The Seabird Island First Nations Festival occurs the last full weekend in May each year.

==Technology==
In 2007, Seabird Island Band, in partnership with Siemens and BelAir Networks launched a wireless mesh network throughout the Seabird Island Band community. Seabird Island Band would become the first First Nations community in Canada to achieve this feat. The wireless mesh network would be used to offer Seabird Island Band with ubiquitous, high-speed broadband wireless access supporting residential, educational and business communication requirements.
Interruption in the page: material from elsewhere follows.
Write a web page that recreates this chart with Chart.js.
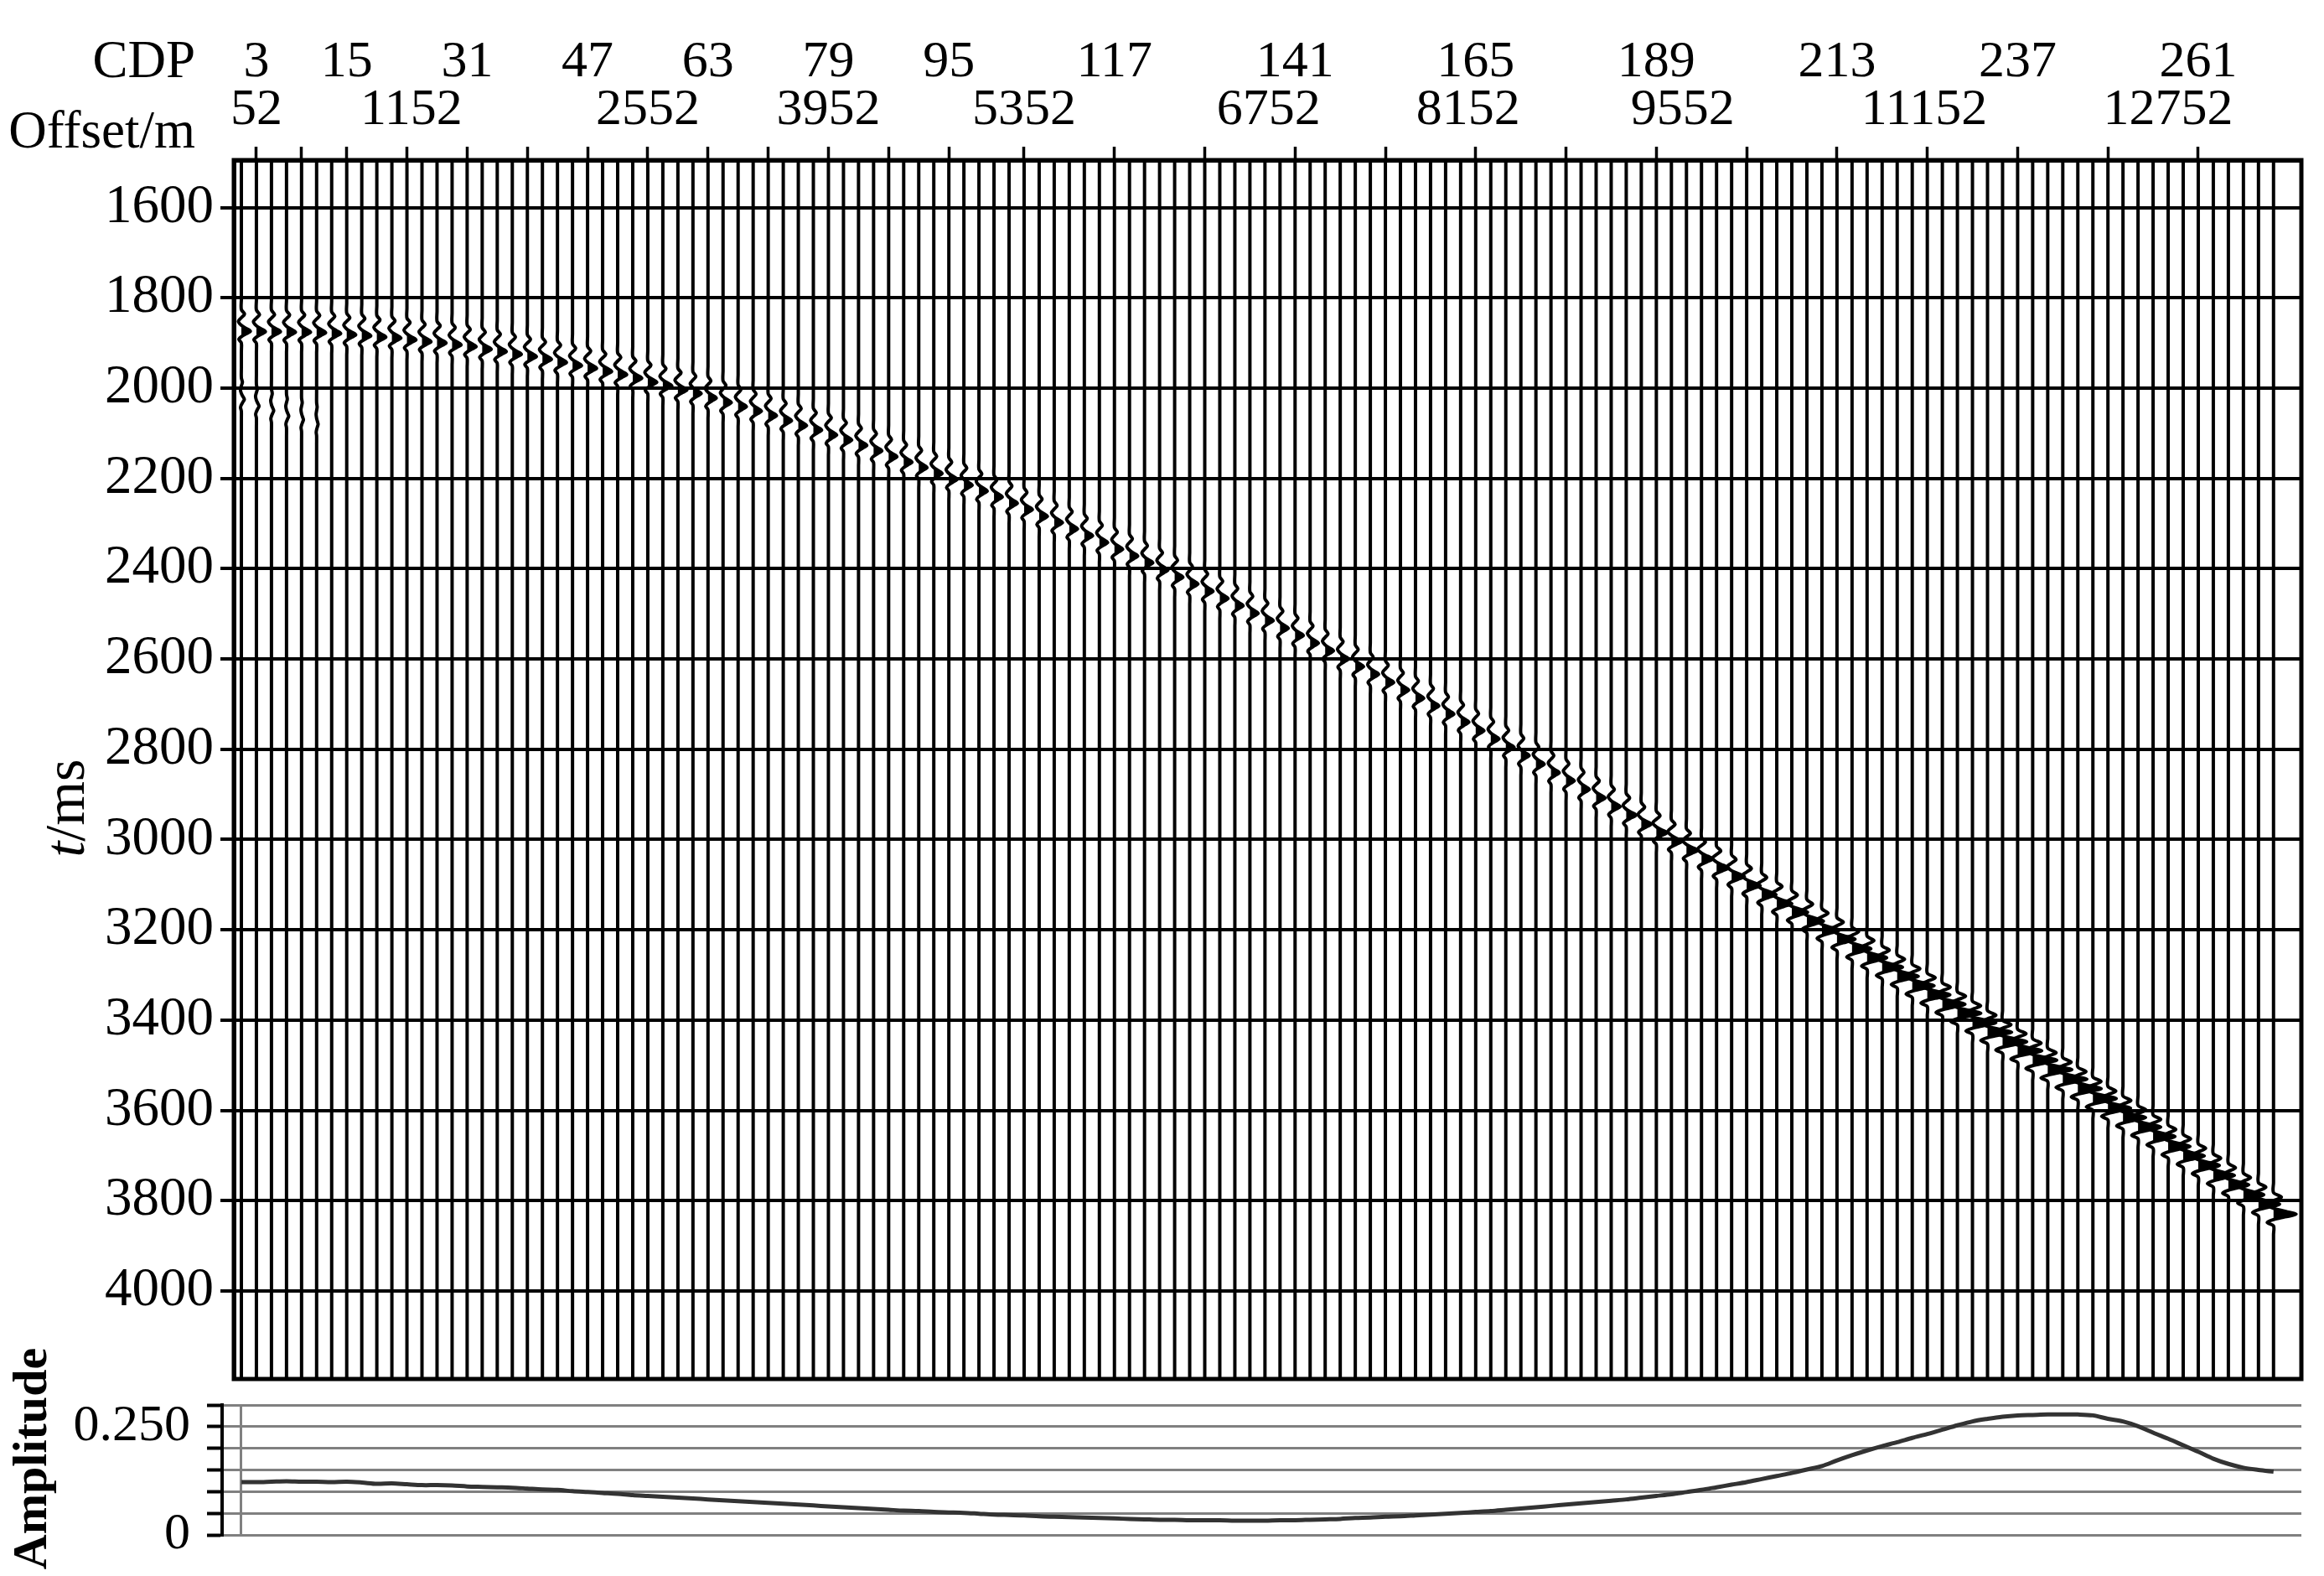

Prior to 2007, most Seabird Island Band community members could only access dial-up internet – only the community core had access to high-speed internet.

==Sustainable housing==
In 2004, Seabird Island Band began an innovative, cutting edge, sustainable community housing that uses renewable technologies, and includes first-in-the-world features.
Sustainable Housing project provided band members with improved quality, energy efficient housing by integrating renewable energy sources, and it is affordable. Plus, it has other remarkable features, such as reduced maintenance and lower heating and electricity cost, because of the advanced technology.

This unique development is part of the Seabird Island Band's "Sustainable Community Plan". The idea behind sustainable community planning is to use land and design neighbourhoods in a way that reduces costs and minimizes environmental impacts, while creating a livable community - both now and well into the future.